A proposta não replica os incentivos fiscais ao permitir que os Estados usem recursos do fundo de compensação de benefícios fiscais para bancar subsídios, ou seja, incentivos?

A mudança maior da reforma não era justamente acabar com a guerra fiscal? Não acabará. Vai perpetuá-la, mas agora com dinheiro da União. Os incentivos vão perdurar, mas agora bancados com o chapéu da União. E o fundo dos incentivos, criado especialmente para isso, vai receber aportes já a partir de 2025, enquanto o IBS só será instituído em 2029, com transição até 2032.

A reforma traz risco de aumento da carga tributária?

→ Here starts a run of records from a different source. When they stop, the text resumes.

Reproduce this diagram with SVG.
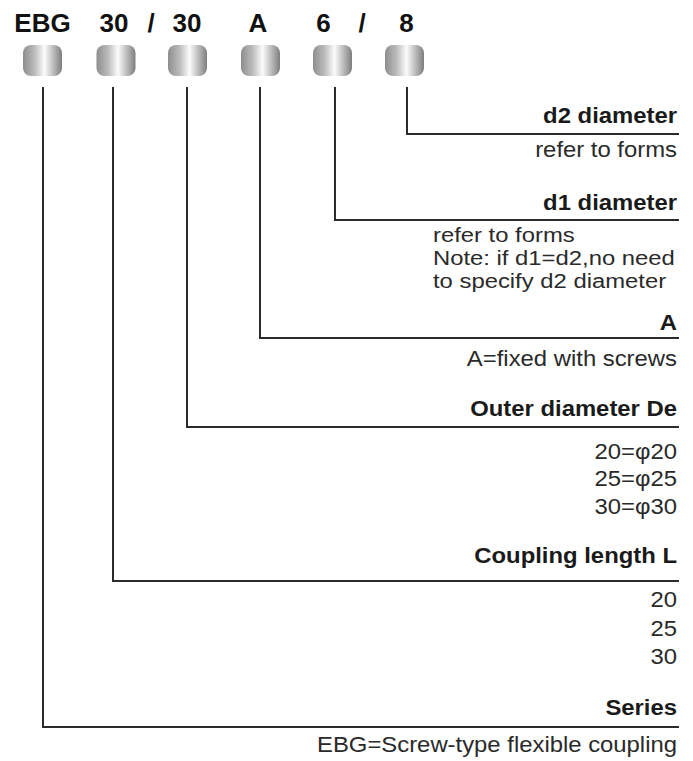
<svg xmlns="http://www.w3.org/2000/svg" width="693" height="761" viewBox="0 0 693 761">
  <defs>
    <linearGradient id="metal" x1="0" y1="0" x2="1" y2="0">
      <stop offset="0" stop-color="#8e8e8e"/>
      <stop offset="0.3" stop-color="#bcbcbc"/>
      <stop offset="0.55" stop-color="#fbfbfb"/>
      <stop offset="0.75" stop-color="#c4c4c4"/>
      <stop offset="1" stop-color="#7e7e7e"/>
    </linearGradient>
  </defs>
  <style>
    .code { font-family: "Liberation Sans", Arial, sans-serif; font-weight: bold; font-size: 26px; fill: #111; text-anchor: middle; }
    .cyl { fill: url(#metal); stroke: none; }
    .lbl { font-family: "Liberation Sans", Arial, sans-serif; font-weight: bold; font-size: 22px; fill: #1a1a1a; text-anchor: end; }
    .val { font-family: "Liberation Sans", Arial, sans-serif; font-size: 22px; fill: #2a2a2a; text-anchor: end; }
    .valL { font-family: "Liberation Sans", Arial, sans-serif; font-size: 21px; fill: #2a2a2a; text-anchor: start; }
    .conn { fill: none; stroke: #2b2b2b; stroke-width: 2; }
  </style>
  <rect width="693" height="761" fill="#ffffff"/>

  <g id="code-series">
    <text class="code" x="42.5" y="32">EBG</text>
    <rect class="cyl" x="23" y="45" width="39" height="31" rx="8"/>
  </g>
  <g id="code-length">
    <text class="code" x="114" y="32">30</text>
    <rect class="cyl" x="96.5" y="45" width="39" height="31" rx="8"/>
  </g>
  <text class="code" x="151" y="32">/</text>
  <g id="code-outer">
    <text class="code" x="187" y="32">30</text>
    <rect class="cyl" x="168" y="45" width="39" height="31" rx="8"/>
  </g>
  <g id="code-a">
    <text class="code" x="258" y="32">A</text>
    <rect class="cyl" x="241" y="45" width="39" height="31" rx="8"/>
  </g>
  <g id="code-d1">
    <text class="code" x="323.5" y="32">6</text>
    <rect class="cyl" x="313" y="45" width="39" height="31" rx="8"/>
  </g>
  <text class="code" x="362" y="32">/</text>
  <g id="code-d2">
    <text class="code" x="406.5" y="32">8</text>
    <rect class="cyl" x="385" y="45" width="39" height="31" rx="8"/>
  </g>

  <g id="connectors">
    <polyline class="conn" points="407,87 407,134 679,134"/>
    <polyline class="conn" points="335,87 335,220 679,220"/>
    <polyline class="conn" points="260,87 260,338 679,338"/>
    <polyline class="conn" points="187,87 187,427 679,427"/>
    <polyline class="conn" points="113,87 113,581 679,581"/>
    <polyline class="conn" points="43,87 43,727 679,727"/>
  </g>

  <g id="label-d2">
    <text class="lbl" transform="translate(677,123) scale(1.085,1)">d2 diameter</text>
    <text class="val" transform="translate(677,157) scale(1.085,1)">refer to forms</text>
  </g>
  <g id="label-d1">
    <text class="lbl" transform="translate(677,210) scale(1.085,1)">d1 diameter</text>
    <text class="valL" transform="translate(433,242) scale(1.135,1)">refer to forms</text>
    <text class="valL" transform="translate(433,264.5) scale(1.135,1)">Note: if d1=d2,no need</text>
    <text class="valL" transform="translate(433,288) scale(1.135,1)">to specify d2 diameter</text>
  </g>
  <g id="label-a">
    <text class="lbl" transform="translate(677,330) scale(1.085,1)">A</text>
    <text class="val" transform="translate(677,366) scale(1.085,1)">A=fixed with screws</text>
  </g>
  <g id="label-outer">
    <text class="lbl" transform="translate(677,416) scale(1.085,1)">Outer diameter De</text>
    <text class="val" transform="translate(677,459) scale(1.085,1)">20=φ20</text>
    <text class="val" transform="translate(677,486) scale(1.085,1)">25=φ25</text>
    <text class="val" transform="translate(677,514) scale(1.085,1)">30=φ30</text>
  </g>
  <g id="label-length">
    <text class="lbl" transform="translate(677,563) scale(1.085,1)">Coupling length L</text>
    <text class="val" transform="translate(677,607) scale(1.085,1)">20</text>
    <text class="val" transform="translate(677,636) scale(1.085,1)">25</text>
    <text class="val" transform="translate(677,664) scale(1.085,1)">30</text>
  </g>
  <g id="label-series">
    <text class="lbl" transform="translate(677,715) scale(1.085,1)">Series</text>
    <text class="val" transform="translate(677,752) scale(1.085,1)">EBG=Screw-type flexible coupling</text>
  </g>
</svg>
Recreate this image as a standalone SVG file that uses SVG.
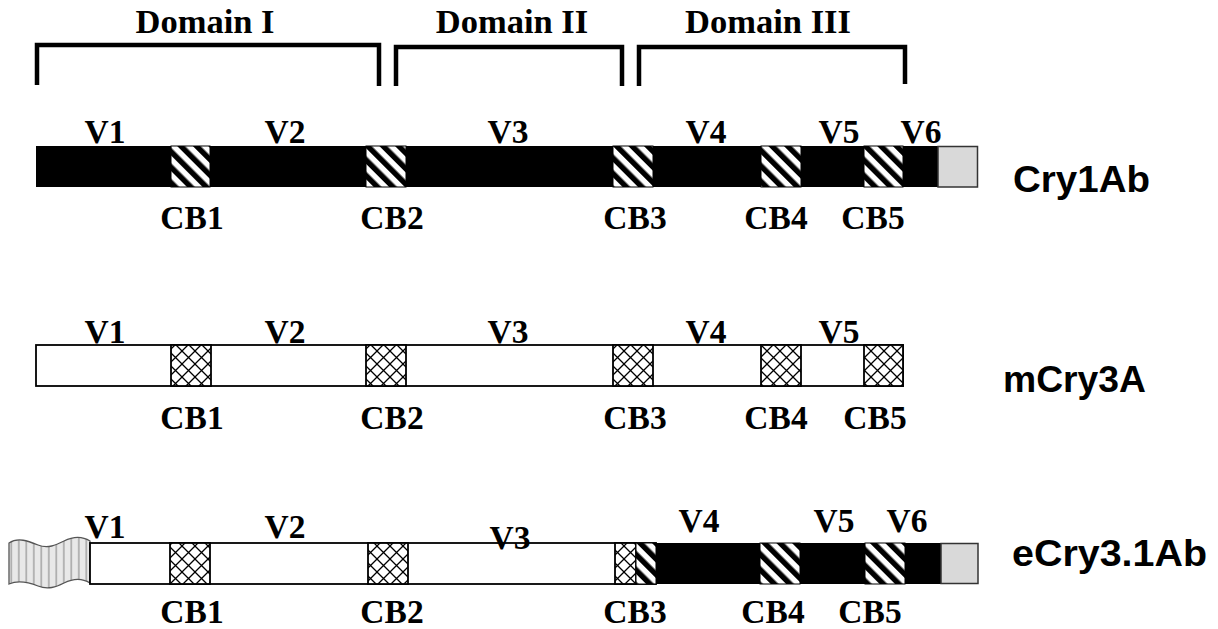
<svg xmlns="http://www.w3.org/2000/svg" width="1218" height="629" viewBox="0 0 1218 629">
<style>
.t{font-family:"Liberation Serif","Times New Roman",serif;font-weight:bold;font-size:33.5px;fill:#000;text-anchor:middle}
.d{font-family:"Liberation Serif","Times New Roman",serif;font-weight:bold;font-size:34.5px;fill:#000;text-anchor:middle}
.n{font-family:"Liberation Sans",Arial,sans-serif;font-weight:bold;font-size:37px;fill:#000}
.br{fill:none;stroke:#000;stroke-width:4.5;stroke-linejoin:miter}
.blk{fill:#000}
.wht{fill:#fff;stroke:#000;stroke-width:1.8}
.grey{fill:#d9d9d9;stroke:#333;stroke-width:1.5}
.diag{fill:url(#diag);stroke:#000;stroke-width:1}
.cross{fill:url(#cross);stroke:#000;stroke-width:1.8}
</style>
<defs>
<pattern id="diag" patternUnits="userSpaceOnUse" width="11" height="11" patternTransform="rotate(-45)">
<rect width="11" height="11" fill="#fff"/>
<rect width="5.5" height="11" fill="#000"/>
</pattern>
<pattern id="cross" patternUnits="userSpaceOnUse" width="13" height="13">
<rect width="13" height="13" fill="#fff"/>
<path d="M0,0L13,13M13,0L0,13" stroke="#000" stroke-width="1.3"/>
</pattern>
<pattern id="vstripe" patternUnits="userSpaceOnUse" width="7.5" height="10">
<rect width="7.5" height="10" fill="#e8e8e8"/>
<rect x="3" width="1.6" height="10" fill="#a8a8a8"/>
</pattern>
</defs>
<g id="domains">
<path class="br" d="M37,85V45H379V86"/>
<path class="br" d="M396,86V47H622V86"/>
<path class="br" d="M639,86V47H905V84"/>
<text class="d" x="205" y="33">Domain I</text>
<text class="d" x="512" y="33">Domain II</text>
<text class="d" x="768" y="33">Domain III</text>
</g>
<g id="cry1ab">
<rect class="blk" x="36" y="146" width="902" height="41"/>
<rect class="diag" x="171" y="146" width="39" height="41"/>
<rect class="diag" x="366" y="146" width="40" height="41"/>
<rect class="diag" x="613" y="146" width="40" height="41"/>
<rect class="diag" x="761" y="146" width="40" height="41"/>
<rect class="diag" x="864" y="146" width="39" height="41"/>
<rect class="grey" x="938" y="146.5" width="39.5" height="40.5"/>
<text class="t" x="105" y="143">V1</text>
<text class="t" x="285" y="143">V2</text>
<text class="t" x="508" y="143">V3</text>
<text class="t" x="706" y="143">V4</text>
<text class="t" x="839" y="143">V5</text>
<text class="t" x="921" y="143">V6</text>
<text class="t" x="192" y="229">CB1</text>
<text class="t" x="392" y="229">CB2</text>
<text class="t" x="635" y="229">CB3</text>
<text class="t" x="776" y="229">CB4</text>
<text class="t" x="873" y="229">CB5</text>
<text class="n" x="1013" y="192" textLength="137" lengthAdjust="spacingAndGlyphs">Cry1Ab</text>
</g>
<g id="mcry3a">
<rect class="wht" x="36" y="345" width="867" height="41"/>
<rect class="cross" x="171" y="345" width="40" height="41"/>
<rect class="cross" x="366" y="345" width="40" height="41"/>
<rect class="cross" x="613" y="345" width="40" height="41"/>
<rect class="cross" x="761" y="345" width="40" height="41"/>
<rect class="cross" x="864" y="345" width="39" height="41"/>
<text class="t" x="105" y="343">V1</text>
<text class="t" x="285" y="343">V2</text>
<text class="t" x="508" y="343">V3</text>
<text class="t" x="706" y="343">V4</text>
<text class="t" x="839" y="343">V5</text>
<text class="t" x="192" y="429">CB1</text>
<text class="t" x="392" y="429">CB2</text>
<text class="t" x="635" y="429">CB3</text>
<text class="t" x="776" y="429">CB4</text>
<text class="t" x="875" y="429">CB5</text>
<text class="n" x="1003" y="392" textLength="143" lengthAdjust="spacingAndGlyphs">mCry3A</text>
</g>
<g id="ecry31ab">
<path d="M9,543 C18,537 28,541 38,545 C48,549 56,545 64,541 C72,537 82,536 90,541 L90,583 C82,578 72,579 64,583 C56,587 48,590 38,586 C28,582 18,580 9,584 Z" fill="url(#vstripe)" stroke="#555" stroke-width="1.3"/>
<rect class="wht" x="90" y="543" width="566" height="41"/>
<rect class="blk" x="656" y="543" width="285" height="41"/>
<rect class="cross" x="170" y="543" width="40" height="41"/>
<rect class="cross" x="368" y="543" width="40" height="41"/>
<rect class="cross" x="615" y="543" width="21" height="41"/>
<rect class="diag" x="636" y="543" width="20" height="41"/>
<rect class="diag" x="760" y="543" width="40" height="41"/>
<rect class="diag" x="865" y="543" width="40" height="41"/>
<rect class="grey" x="941" y="543.5" width="37" height="40"/>
<text class="t" x="105" y="538">V1</text>
<text class="t" x="285" y="538">V2</text>
<text class="t" x="510" y="549">V3</text>
<text class="t" x="699" y="532">V4</text>
<text class="t" x="834" y="532">V5</text>
<text class="t" x="907" y="532">V6</text>
<text class="t" x="192" y="623">CB1</text>
<text class="t" x="392" y="623">CB2</text>
<text class="t" x="635" y="623">CB3</text>
<text class="t" x="773" y="623">CB4</text>
<text class="t" x="870" y="623">CB5</text>
<text class="n" x="1012" y="566" textLength="195" lengthAdjust="spacingAndGlyphs">eCry3.1Ab</text>
</g>
</svg>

Sobre a carga tributária, não há qualquer garantia de que ficará estável. Isso é conversa mole, até porque se está criando um imposto cuja alíquota é simplesmente desconhecida. Vamos nos entender: essa reforma é temerária. Ao mesmo tempo em que o arcabouço foi um golaço do ministro (da Fazenda) Fernando Haddad – e eu fui o primeiro a dizer isso, com base em estudo técnico e avaliação, como sempre fiz –, tenho a mesma tranquilidade de dizer que esse texto da reforma tributária precisa urgentemente ser corrigido. Estamos marchando com celeridade para o abismo.